The Cutting Edge

The official blog of Knife Depot

See the World’s Largest Bowie Knife in Bowie, TX

world's largest Bowie knife

In an attempt to drum up some attention and tourism in the small city of Bowie, Texas, (population 5,219), the Bowie Chamber of Commerce did the most logical thing: they built the world’s largest Bowie knife.

This giant knife is more than 20 feet tall and weighs in at more than 3,000 pounds. It boasts a 14-foot stainless steel blade with a famous clip point. It also has a brass guard and wooden handle—two features commonly seen on Bowie knives.

Why did Bowie create this beast? The city was named after James Bowie, the 19th-century pioneer and creator of the legendary Bowie knife. We’ve written countless articles and posts about Bowie and his knife, so we’d recommend checking those out for more info.
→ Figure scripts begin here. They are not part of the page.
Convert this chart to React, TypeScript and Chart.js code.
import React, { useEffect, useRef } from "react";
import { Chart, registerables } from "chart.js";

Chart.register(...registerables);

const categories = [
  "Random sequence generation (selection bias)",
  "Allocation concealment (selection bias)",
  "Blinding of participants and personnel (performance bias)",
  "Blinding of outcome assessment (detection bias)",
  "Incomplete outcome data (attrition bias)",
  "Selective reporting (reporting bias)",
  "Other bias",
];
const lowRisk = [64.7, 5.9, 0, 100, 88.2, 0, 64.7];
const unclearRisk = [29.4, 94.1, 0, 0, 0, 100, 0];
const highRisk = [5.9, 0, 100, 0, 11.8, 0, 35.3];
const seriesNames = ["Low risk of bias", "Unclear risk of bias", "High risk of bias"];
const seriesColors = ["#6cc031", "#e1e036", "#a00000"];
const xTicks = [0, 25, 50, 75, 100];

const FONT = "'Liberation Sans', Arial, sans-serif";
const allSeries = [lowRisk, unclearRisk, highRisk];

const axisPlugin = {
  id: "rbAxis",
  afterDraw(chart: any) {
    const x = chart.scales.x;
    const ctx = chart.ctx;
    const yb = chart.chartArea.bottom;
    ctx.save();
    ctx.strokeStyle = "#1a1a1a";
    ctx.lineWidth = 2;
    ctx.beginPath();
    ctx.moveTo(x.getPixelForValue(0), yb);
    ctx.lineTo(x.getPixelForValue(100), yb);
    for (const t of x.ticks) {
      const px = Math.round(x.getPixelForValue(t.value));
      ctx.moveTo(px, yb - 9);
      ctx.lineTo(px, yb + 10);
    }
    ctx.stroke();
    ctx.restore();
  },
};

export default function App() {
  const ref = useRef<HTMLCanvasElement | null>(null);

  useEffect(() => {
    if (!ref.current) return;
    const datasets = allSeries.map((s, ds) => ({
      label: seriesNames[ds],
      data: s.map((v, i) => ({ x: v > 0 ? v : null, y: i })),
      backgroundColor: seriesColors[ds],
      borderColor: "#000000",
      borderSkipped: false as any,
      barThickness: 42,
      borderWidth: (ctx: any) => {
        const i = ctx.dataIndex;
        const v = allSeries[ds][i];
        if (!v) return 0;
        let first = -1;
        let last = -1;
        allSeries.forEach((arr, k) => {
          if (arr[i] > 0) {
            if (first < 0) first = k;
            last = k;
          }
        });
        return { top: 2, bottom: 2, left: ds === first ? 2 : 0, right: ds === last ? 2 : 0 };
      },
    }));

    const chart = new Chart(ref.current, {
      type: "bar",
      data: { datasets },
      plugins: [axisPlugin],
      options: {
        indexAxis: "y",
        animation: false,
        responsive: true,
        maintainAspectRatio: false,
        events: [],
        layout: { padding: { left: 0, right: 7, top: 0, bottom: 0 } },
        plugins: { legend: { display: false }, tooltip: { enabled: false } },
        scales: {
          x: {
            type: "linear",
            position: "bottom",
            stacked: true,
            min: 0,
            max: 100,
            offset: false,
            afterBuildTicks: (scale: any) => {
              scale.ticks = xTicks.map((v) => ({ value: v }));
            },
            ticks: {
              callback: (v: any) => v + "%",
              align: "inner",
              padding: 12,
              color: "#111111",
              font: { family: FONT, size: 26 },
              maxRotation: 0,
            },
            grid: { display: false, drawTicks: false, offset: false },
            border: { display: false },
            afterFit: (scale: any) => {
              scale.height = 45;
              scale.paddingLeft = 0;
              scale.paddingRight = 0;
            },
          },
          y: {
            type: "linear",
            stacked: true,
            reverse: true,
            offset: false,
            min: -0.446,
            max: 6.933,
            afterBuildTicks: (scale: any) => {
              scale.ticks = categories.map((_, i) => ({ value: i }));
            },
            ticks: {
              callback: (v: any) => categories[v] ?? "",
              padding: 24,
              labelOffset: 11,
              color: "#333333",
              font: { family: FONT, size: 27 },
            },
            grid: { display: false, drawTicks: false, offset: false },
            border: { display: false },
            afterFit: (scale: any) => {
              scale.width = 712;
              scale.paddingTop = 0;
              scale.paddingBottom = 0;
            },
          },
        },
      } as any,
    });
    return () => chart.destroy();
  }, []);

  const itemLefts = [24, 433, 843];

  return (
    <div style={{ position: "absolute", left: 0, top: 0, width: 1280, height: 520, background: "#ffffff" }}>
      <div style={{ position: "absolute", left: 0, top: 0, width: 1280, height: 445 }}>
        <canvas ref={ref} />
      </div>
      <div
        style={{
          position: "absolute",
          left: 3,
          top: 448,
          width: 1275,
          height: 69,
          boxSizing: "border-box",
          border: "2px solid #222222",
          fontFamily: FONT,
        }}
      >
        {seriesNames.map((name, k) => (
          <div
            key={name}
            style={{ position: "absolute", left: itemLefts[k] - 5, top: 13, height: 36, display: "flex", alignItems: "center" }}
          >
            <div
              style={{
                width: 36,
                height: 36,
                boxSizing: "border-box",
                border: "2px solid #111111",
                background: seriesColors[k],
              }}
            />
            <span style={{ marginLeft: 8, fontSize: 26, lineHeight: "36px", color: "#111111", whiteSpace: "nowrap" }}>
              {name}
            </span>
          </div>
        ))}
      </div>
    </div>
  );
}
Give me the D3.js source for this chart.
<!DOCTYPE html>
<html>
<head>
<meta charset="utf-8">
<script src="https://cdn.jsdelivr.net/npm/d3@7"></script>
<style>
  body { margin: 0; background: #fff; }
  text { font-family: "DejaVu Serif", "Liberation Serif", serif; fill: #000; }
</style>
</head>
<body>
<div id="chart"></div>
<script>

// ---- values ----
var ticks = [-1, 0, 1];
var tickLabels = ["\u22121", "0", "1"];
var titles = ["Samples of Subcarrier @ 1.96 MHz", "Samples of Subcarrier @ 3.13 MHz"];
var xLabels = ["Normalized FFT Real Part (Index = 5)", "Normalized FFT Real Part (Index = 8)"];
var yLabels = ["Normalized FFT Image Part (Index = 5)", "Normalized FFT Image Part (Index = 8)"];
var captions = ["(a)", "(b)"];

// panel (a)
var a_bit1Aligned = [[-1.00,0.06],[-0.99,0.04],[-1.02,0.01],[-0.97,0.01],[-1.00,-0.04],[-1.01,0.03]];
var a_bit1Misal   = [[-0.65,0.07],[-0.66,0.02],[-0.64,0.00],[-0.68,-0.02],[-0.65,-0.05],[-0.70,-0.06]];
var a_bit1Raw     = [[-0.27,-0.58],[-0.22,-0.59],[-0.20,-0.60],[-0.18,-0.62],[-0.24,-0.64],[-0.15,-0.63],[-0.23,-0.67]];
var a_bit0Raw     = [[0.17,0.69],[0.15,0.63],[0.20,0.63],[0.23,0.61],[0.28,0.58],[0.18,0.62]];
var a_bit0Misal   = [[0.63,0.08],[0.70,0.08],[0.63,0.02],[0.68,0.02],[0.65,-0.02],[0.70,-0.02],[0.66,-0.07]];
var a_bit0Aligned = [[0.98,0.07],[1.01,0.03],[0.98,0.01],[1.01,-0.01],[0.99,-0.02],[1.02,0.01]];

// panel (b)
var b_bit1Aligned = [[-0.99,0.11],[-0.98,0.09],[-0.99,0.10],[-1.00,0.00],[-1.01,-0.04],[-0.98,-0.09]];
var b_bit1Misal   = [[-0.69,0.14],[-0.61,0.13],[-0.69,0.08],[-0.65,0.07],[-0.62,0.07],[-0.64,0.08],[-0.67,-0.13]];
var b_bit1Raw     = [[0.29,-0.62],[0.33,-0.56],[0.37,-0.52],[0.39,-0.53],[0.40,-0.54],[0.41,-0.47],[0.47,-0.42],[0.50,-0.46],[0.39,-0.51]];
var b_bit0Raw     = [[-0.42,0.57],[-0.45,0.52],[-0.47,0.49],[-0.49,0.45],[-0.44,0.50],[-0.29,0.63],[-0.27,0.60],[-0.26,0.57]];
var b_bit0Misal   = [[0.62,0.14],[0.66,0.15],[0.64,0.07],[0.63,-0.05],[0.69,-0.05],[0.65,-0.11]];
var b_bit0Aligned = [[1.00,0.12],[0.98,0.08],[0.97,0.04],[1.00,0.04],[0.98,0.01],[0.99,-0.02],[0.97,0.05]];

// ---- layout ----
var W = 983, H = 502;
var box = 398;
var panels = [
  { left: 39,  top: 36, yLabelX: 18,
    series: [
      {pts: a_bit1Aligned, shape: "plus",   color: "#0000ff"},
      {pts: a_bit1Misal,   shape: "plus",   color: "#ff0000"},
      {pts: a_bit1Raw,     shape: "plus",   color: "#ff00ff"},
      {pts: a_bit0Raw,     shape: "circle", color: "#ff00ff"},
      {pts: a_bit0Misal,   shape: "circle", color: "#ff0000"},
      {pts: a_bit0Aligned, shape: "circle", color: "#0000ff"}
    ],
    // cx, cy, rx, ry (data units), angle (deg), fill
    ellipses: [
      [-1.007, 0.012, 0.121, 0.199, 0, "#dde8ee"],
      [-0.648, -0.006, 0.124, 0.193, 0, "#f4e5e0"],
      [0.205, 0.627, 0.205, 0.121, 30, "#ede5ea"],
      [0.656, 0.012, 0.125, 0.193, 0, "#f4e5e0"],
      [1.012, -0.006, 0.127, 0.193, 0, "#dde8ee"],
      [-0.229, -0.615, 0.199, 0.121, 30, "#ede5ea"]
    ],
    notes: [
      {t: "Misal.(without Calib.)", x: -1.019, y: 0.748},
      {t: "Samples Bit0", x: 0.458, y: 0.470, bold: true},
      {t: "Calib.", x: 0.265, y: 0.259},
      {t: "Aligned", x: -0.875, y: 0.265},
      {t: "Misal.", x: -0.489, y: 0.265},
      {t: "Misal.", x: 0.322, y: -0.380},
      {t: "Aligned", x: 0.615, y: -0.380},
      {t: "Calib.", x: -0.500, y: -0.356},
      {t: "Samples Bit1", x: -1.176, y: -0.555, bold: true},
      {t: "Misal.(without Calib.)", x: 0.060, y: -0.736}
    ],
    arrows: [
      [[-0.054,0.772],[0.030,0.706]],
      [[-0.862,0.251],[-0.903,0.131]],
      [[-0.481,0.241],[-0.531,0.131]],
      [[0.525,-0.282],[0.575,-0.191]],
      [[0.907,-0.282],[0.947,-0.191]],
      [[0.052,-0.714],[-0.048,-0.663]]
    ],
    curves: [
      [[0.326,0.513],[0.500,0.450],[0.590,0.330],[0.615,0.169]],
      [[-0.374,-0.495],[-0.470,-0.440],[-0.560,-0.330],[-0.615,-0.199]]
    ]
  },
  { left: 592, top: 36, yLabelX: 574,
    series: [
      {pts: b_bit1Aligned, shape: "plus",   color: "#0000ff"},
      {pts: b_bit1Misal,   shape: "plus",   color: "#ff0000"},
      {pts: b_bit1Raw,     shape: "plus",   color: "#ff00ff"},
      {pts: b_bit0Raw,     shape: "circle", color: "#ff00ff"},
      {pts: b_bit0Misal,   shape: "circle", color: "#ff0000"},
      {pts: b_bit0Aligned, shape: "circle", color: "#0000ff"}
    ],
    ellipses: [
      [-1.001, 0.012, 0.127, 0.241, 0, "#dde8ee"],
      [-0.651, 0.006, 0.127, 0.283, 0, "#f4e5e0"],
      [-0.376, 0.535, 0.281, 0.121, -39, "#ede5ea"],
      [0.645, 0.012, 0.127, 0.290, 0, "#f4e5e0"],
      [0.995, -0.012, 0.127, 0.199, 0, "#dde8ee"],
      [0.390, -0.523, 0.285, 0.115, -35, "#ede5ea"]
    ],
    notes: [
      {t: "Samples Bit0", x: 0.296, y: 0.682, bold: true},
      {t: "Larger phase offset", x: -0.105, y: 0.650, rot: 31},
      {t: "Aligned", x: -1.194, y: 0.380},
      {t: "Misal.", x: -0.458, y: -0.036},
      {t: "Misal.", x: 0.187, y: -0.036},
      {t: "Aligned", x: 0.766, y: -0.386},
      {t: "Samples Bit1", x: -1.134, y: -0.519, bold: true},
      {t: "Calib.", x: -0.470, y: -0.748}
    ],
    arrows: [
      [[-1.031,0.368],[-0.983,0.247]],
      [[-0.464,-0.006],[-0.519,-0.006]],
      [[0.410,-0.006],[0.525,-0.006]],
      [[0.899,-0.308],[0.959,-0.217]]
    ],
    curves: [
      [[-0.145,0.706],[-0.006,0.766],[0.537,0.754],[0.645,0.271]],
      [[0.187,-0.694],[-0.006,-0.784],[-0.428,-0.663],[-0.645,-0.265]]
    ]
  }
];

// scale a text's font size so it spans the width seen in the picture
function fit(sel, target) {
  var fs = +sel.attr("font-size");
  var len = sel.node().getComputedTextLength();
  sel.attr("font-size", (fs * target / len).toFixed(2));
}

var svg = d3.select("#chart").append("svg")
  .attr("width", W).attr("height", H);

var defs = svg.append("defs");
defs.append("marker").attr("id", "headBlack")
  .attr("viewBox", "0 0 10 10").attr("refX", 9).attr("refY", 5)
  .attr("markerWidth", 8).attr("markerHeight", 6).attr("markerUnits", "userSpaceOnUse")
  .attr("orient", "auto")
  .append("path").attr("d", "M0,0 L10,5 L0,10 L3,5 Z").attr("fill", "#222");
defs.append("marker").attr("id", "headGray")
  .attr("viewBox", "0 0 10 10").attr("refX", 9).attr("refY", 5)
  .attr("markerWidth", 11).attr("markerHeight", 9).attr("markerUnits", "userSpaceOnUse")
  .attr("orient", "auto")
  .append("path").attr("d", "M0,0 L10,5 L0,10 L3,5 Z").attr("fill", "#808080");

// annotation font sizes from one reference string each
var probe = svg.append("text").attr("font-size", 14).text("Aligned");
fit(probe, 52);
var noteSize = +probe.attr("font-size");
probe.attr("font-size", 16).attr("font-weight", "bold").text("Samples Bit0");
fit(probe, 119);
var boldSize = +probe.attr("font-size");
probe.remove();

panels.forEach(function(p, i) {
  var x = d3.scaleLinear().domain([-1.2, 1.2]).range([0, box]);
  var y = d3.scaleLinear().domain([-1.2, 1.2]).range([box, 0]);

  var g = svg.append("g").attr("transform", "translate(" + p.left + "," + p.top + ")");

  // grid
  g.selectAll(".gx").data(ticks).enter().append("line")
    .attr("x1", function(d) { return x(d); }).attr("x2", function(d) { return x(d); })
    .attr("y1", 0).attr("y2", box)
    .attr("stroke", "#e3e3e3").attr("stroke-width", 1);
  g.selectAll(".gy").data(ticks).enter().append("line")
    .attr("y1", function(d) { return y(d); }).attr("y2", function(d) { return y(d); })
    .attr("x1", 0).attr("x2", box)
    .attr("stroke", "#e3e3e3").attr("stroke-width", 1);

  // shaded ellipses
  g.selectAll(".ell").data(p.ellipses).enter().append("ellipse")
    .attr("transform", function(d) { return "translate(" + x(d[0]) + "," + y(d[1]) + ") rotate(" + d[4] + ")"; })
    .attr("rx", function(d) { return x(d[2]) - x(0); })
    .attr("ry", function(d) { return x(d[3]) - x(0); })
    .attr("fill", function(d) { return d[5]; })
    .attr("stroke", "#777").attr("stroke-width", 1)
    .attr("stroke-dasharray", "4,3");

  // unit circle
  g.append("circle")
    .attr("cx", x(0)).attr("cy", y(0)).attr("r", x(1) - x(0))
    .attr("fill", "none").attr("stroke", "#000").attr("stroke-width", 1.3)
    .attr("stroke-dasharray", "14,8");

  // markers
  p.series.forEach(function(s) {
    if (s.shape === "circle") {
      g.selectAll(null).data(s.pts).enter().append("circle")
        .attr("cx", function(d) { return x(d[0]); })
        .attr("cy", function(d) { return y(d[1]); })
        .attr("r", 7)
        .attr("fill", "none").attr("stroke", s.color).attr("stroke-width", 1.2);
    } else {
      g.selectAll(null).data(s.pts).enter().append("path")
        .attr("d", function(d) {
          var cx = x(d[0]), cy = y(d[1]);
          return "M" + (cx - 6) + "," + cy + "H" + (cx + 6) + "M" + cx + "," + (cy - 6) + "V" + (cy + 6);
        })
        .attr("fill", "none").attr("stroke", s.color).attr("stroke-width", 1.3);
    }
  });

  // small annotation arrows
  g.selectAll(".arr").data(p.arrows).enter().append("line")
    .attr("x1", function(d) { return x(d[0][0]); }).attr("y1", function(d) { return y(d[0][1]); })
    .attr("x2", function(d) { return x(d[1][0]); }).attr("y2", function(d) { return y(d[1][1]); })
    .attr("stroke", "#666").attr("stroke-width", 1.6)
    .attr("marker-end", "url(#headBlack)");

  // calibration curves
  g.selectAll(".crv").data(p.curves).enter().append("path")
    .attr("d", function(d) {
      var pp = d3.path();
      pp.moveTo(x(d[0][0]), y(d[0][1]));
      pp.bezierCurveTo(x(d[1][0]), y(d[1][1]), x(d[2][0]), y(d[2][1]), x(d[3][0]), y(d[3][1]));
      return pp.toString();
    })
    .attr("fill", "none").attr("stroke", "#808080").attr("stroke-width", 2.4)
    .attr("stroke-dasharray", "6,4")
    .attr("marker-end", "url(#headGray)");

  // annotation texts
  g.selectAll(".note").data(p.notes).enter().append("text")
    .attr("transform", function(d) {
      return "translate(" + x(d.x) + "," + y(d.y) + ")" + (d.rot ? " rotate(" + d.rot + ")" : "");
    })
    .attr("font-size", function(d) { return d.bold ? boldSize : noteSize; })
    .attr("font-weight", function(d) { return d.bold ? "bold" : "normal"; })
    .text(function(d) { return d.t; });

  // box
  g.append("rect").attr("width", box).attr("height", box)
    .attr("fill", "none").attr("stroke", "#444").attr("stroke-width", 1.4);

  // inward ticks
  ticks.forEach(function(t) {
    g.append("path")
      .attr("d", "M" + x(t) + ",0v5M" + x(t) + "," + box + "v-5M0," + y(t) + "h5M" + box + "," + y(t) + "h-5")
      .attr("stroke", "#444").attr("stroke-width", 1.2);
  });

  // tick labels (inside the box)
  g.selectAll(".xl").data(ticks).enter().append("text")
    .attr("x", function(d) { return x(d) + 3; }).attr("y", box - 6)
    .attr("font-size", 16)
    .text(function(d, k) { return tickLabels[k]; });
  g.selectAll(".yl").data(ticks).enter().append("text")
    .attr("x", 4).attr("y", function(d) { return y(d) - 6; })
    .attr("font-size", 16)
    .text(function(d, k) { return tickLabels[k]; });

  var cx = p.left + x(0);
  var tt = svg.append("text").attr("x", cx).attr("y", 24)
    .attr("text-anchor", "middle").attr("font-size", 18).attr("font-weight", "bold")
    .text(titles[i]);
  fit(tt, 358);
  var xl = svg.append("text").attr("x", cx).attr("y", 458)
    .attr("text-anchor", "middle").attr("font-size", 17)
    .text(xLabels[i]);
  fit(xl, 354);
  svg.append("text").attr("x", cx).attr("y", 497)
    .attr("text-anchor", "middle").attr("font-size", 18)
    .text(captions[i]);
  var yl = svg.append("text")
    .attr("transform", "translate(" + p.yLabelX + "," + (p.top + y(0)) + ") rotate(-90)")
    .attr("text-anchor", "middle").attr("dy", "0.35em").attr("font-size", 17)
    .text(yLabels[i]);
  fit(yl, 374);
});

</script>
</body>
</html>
To say this thing is huge is an understatement. Officials at The Guinness Book of World Records have yet to officially name it the world’s largest, but there’s no doubt it will claim that title. Take a look at the recent unveiling.

This monument was a long time in the making.

Back in 2013, the city launched the Bowie Knife Project in an effort to raise funds to construct a monument to the legendary knife. Over time, it evolved into an effort to create the world’s largest Bowie knife. According to Atlas Obscura, the project cost $170,000 and was funded entirely through private donations. One person even contributed $100,000.

Although the statue was originally planned to be finished sometime in 2014, the massive Bowie wasn’t unveiled until April 7, 2016. An official dedication ceremony won’t happen until June 2016.

While this is definitely the largest Bowie knife, it enters the pantheon of huge yet impractical knives. Take the world’s largest pocket knife, for example. Here it is next to the world’s largest wooden spoon.

largestknife

The knife is actually very large at 19ft 9in. (Though I still think the other largest pocket knife is more deserving, despite being “just” 12ft 8in.)

Either way, this trend of creating huge knives and knife monuments is something I can get behind.

4 Comments

  1. When will the tiles be done in the base.

  2. The knife is actually 3 thousand pounds, not 3 tons. Just thought you’d like to update with correct information.